== Source data ==
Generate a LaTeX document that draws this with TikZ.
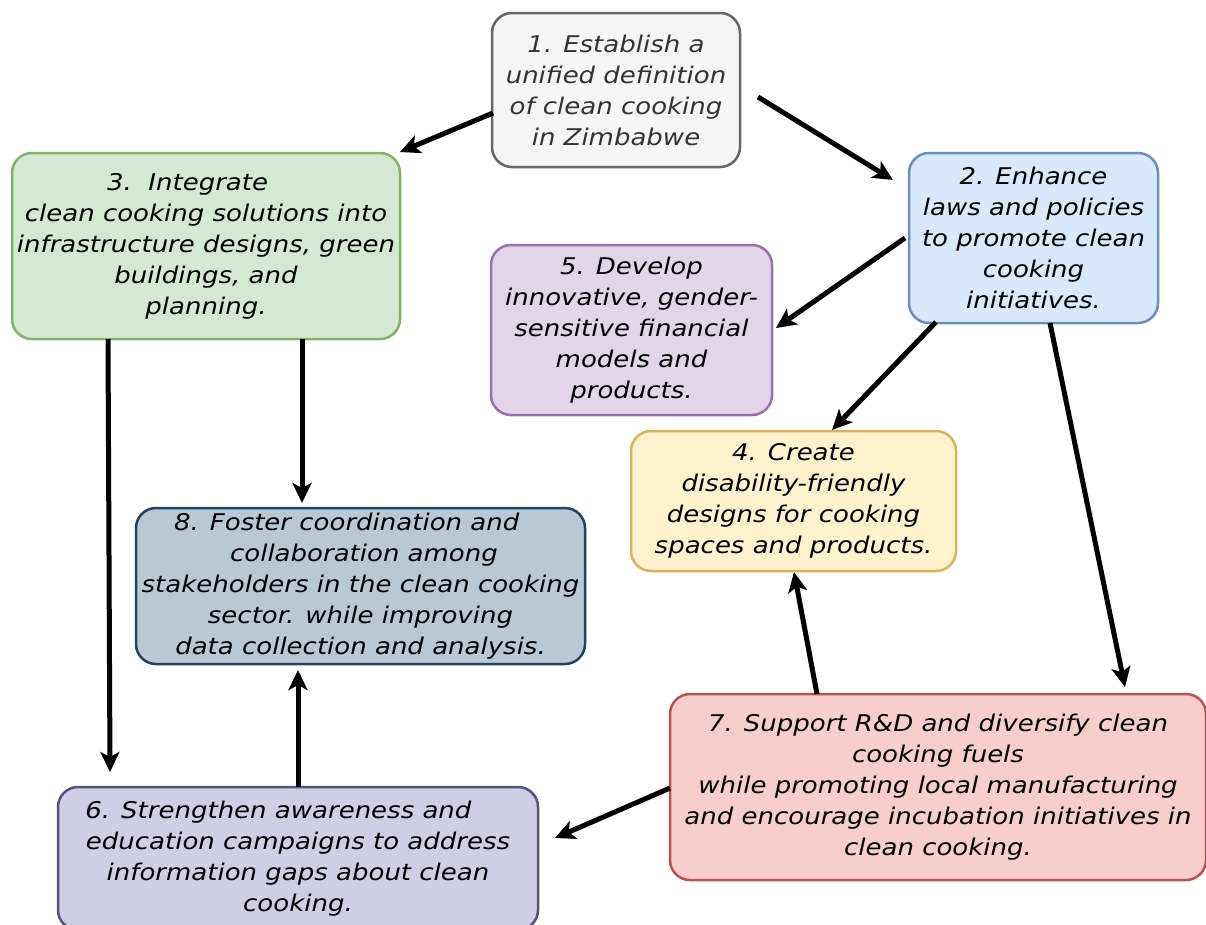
\documentclass[tikz,border=0pt]{standalone}
\usepackage{fontspec}
\setmainfont[FakeStretch=1.13]{DejaVu Sans}
\usetikzlibrary{arrows.meta}
\definecolor{f1}{HTML}{F5F5F5}\definecolor{s1}{HTML}{666666}
\definecolor{f2}{HTML}{DAE8FC}\definecolor{s2}{HTML}{6C8EBF}
\definecolor{f3}{HTML}{D5E8D4}\definecolor{s3}{HTML}{82B366}
\definecolor{f4}{HTML}{FFF2CC}\definecolor{s4}{HTML}{D6B656}
\definecolor{f5}{HTML}{E1D5E7}\definecolor{s5}{HTML}{9673A6}
\definecolor{f6}{HTML}{D0CEE2}\definecolor{s6}{HTML}{56517E}
\definecolor{f7}{HTML}{F8CECC}\definecolor{s7}{HTML}{B85450}
\definecolor{f8}{HTML}{BAC8D3}\definecolor{s8}{HTML}{23445D}
\definecolor{t1}{HTML}{333333}
\tikzset{
  box/.style={draw, line width=2.5pt, rounded corners=20pt, align=center, inner sep=0pt,
    font=\fontsize{23}{31}\selectfont\itshape},
  arr/.style={line width=5pt, -{Stealth[length=20pt,width=19pt,inset=5pt]}},
}
\begin{document}
\begin{tikzpicture}[x=1pt,y=-1pt]
\useasboundingbox (0,0) rectangle (1206,924);
\clip (0,0) rectangle (1206,924);
\node[box, fill=f1, draw=s1, text=t1, minimum width=248pt, minimum height=154pt] (n1) at (616,90)
  {1. Establish a\\unified definition\\of clean cooking\\in Zimbabwe};
\node[box, fill=f2, draw=s2, minimum width=249pt, minimum height=170pt] (n2) at (1033.5,238)
  {2. Enhance\\laws and policies\\to promote clean\\cooking\\initiatives.};
\node[box, fill=f3, draw=s3, minimum width=388pt, minimum height=186pt] (n3) at (206,246)
  {3.\ \ Integrate\hspace*{1.6em}\\clean cooking solutions into\\infrastructure designs, green\\buildings, and\\planning.};
\node[box, fill=f5, draw=s5, minimum width=281pt, minimum height=170pt] (n5) at (631.5,330)
  {5. Develop\\innovative, gender-\\sensitive financial\\models and\\products.};
\node[box, fill=f4, draw=s4, minimum width=325pt, minimum height=140pt] (n4) at (793.5,501)
  {4. Create\\disability-friendly\\designs for cooking\\spaces and products.};
\node[box, fill=f8, draw=s8, minimum width=449pt, minimum height=156pt] (n8) at (360.5,586)
  {8. Foster coordination and\hspace*{1.2em}\\\hspace*{0.3em}collaboration among\\stakeholders in the clean cooking\\sector. while improving\hspace*{0.2em}\\data collection and analysis.};
\node[box, fill=f7, draw=s7, minimum width=536pt, minimum height=186pt] (n7) at (938,787)
  {7. Support R\&D and diversify clean\\cooking fuels\\while promoting local manufacturing\\and encourage incubation initiatives in\\clean cooking.};
\node[box, fill=f6, draw=s6, minimum width=480pt, minimum height=143pt] (n6) at (298,858.5)
  {6. Strengthen awareness and\hspace*{1.7em}\\education campaigns to address\\information gaps about clean\\cooking.};
% connectors
\coordinate (a13s) at (493,113); \coordinate (a13e) at (400,152);
\coordinate (a12s) at (758,97);  \coordinate (a12e) at (893,180);
\coordinate (a25s) at (905,238); \coordinate (a25e) at (776,328);
\coordinate (a24s) at (936,322); \coordinate (a24e) at (832,430);
\coordinate (a27s) at (1050,323);\coordinate (a27e) at (1125,687);
\coordinate (a38s) at (302,339); \coordinate (a38e) at (302,503);
\coordinate (a36s) at (108,339); \coordinate (a36e) at (110,772);
\coordinate (a68s) at (298,787); \coordinate (a68e) at (298,670);
\coordinate (a74s) at (817,694); \coordinate (a74e) at (794,572);
\coordinate (a76s) at (670,788); \coordinate (a76e) at (555,838);
\draw[arr] (a13s) -- (a13e);
\draw[arr] (a12s) -- (a12e);
\draw[arr] (a25s) -- (a25e);
\draw[arr] (a24s) -- (a24e);
\draw[arr] (a27s) -- (a27e);
\draw[arr] (a38s) -- (a38e);
\draw[arr] (a36s) -- (a36e);
\draw[arr] (a68s) -- (a68e);
\draw[arr] (a74s) -- (a74e);
\draw[arr] (a76s) -- (a76e);
\end{tikzpicture}
\end{document}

== What you should do ==
Give an exact copy of the material, leaving out every picture.

== Written solution ==
Generate a LaTeX document that draws this with TikZ.
\documentclass[tikz,border=0pt]{standalone}
\usepackage{fontspec}
\setmainfont[FakeStretch=1.13]{DejaVu Sans}
\usetikzlibrary{arrows.meta}
\definecolor{f1}{HTML}{F5F5F5}\definecolor{s1}{HTML}{666666}
\definecolor{f2}{HTML}{DAE8FC}\definecolor{s2}{HTML}{6C8EBF}
\definecolor{f3}{HTML}{D5E8D4}\definecolor{s3}{HTML}{82B366}
\definecolor{f4}{HTML}{FFF2CC}\definecolor{s4}{HTML}{D6B656}
\definecolor{f5}{HTML}{E1D5E7}\definecolor{s5}{HTML}{9673A6}
\definecolor{f6}{HTML}{D0CEE2}\definecolor{s6}{HTML}{56517E}
\definecolor{f7}{HTML}{F8CECC}\definecolor{s7}{HTML}{B85450}
\definecolor{f8}{HTML}{BAC8D3}\definecolor{s8}{HTML}{23445D}
\definecolor{t1}{HTML}{333333}
\tikzset{
  box/.style={draw, line width=2.5pt, rounded corners=20pt, align=center, inner sep=0pt,
    font=\fontsize{23}{31}\selectfont\itshape},
  arr/.style={line width=5pt, -{Stealth[length=20pt,width=19pt,inset=5pt]}},
}
\begin{document}
\begin{tikzpicture}[x=1pt,y=-1pt]
\useasboundingbox (0,0) rectangle (1206,924);
\clip (0,0) rectangle (1206,924);
\node[box, fill=f1, draw=s1, text=t1, minimum width=248pt, minimum height=154pt] (n1) at (616,90)
  {1. Establish a\\unified definition\\of clean cooking\\in Zimbabwe};
\node[box, fill=f2, draw=s2, minimum width=249pt, minimum height=170pt] (n2) at (1033.5,238)
  {2. Enhance\\laws and policies\\to promote clean\\cooking\\initiatives.};
\node[box, fill=f3, draw=s3, minimum width=388pt, minimum height=186pt] (n3) at (206,246)
  {3.\ \ Integrate\hspace*{1.6em}\\clean cooking solutions into\\infrastructure designs, green\\buildings, and\\planning.};
\node[box, fill=f5, draw=s5, minimum width=281pt, minimum height=170pt] (n5) at (631.5,330)
  {5. Develop\\innovative, gender-\\sensitive financial\\models and\\products.};
\node[box, fill=f4, draw=s4, minimum width=325pt, minimum height=140pt] (n4) at (793.5,501)
  {4. Create\\disability-friendly\\designs for cooking\\spaces and products.};
\node[box, fill=f8, draw=s8, minimum width=449pt, minimum height=156pt] (n8) at (360.5,586)
  {8. Foster coordination and\hspace*{1.2em}\\\hspace*{0.3em}collaboration among\\stakeholders in the clean cooking\\sector. while improving\hspace*{0.2em}\\data collection and analysis.};
\node[box, fill=f7, draw=s7, minimum width=536pt, minimum height=186pt] (n7) at (938,787)
  {7. Support R\&D and diversify clean\\cooking fuels\\while promoting local manufacturing\\and encourage incubation initiatives in\\clean cooking.};
\node[box, fill=f6, draw=s6, minimum width=480pt, minimum height=143pt] (n6) at (298,858.5)
  {6. Strengthen awareness and\hspace*{1.7em}\\education campaigns to address\\information gaps about clean\\cooking.};
% connectors
\coordinate (a13s) at (493,113); \coordinate (a13e) at (400,152);
\coordinate (a12s) at (758,97);  \coordinate (a12e) at (893,180);
\coordinate (a25s) at (905,238); \coordinate (a25e) at (776,328);
\coordinate (a24s) at (936,322); \coordinate (a24e) at (832,430);
\coordinate (a27s) at (1050,323);\coordinate (a27e) at (1125,687);
\coordinate (a38s) at (302,339); \coordinate (a38e) at (302,503);
\coordinate (a36s) at (108,339); \coordinate (a36e) at (110,772);
\coordinate (a68s) at (298,787); \coordinate (a68e) at (298,670);
\coordinate (a74s) at (817,694); \coordinate (a74e) at (794,572);
\coordinate (a76s) at (670,788); \coordinate (a76e) at (555,838);
\draw[arr] (a13s) -- (a13e);
\draw[arr] (a12s) -- (a12e);
\draw[arr] (a25s) -- (a25e);
\draw[arr] (a24s) -- (a24e);
\draw[arr] (a27s) -- (a27e);
\draw[arr] (a38s) -- (a38e);
\draw[arr] (a36s) -- (a36e);
\draw[arr] (a68s) -- (a68e);
\draw[arr] (a74s) -- (a74e);
\draw[arr] (a76s) -- (a76e);
\end{tikzpicture}
\end{document}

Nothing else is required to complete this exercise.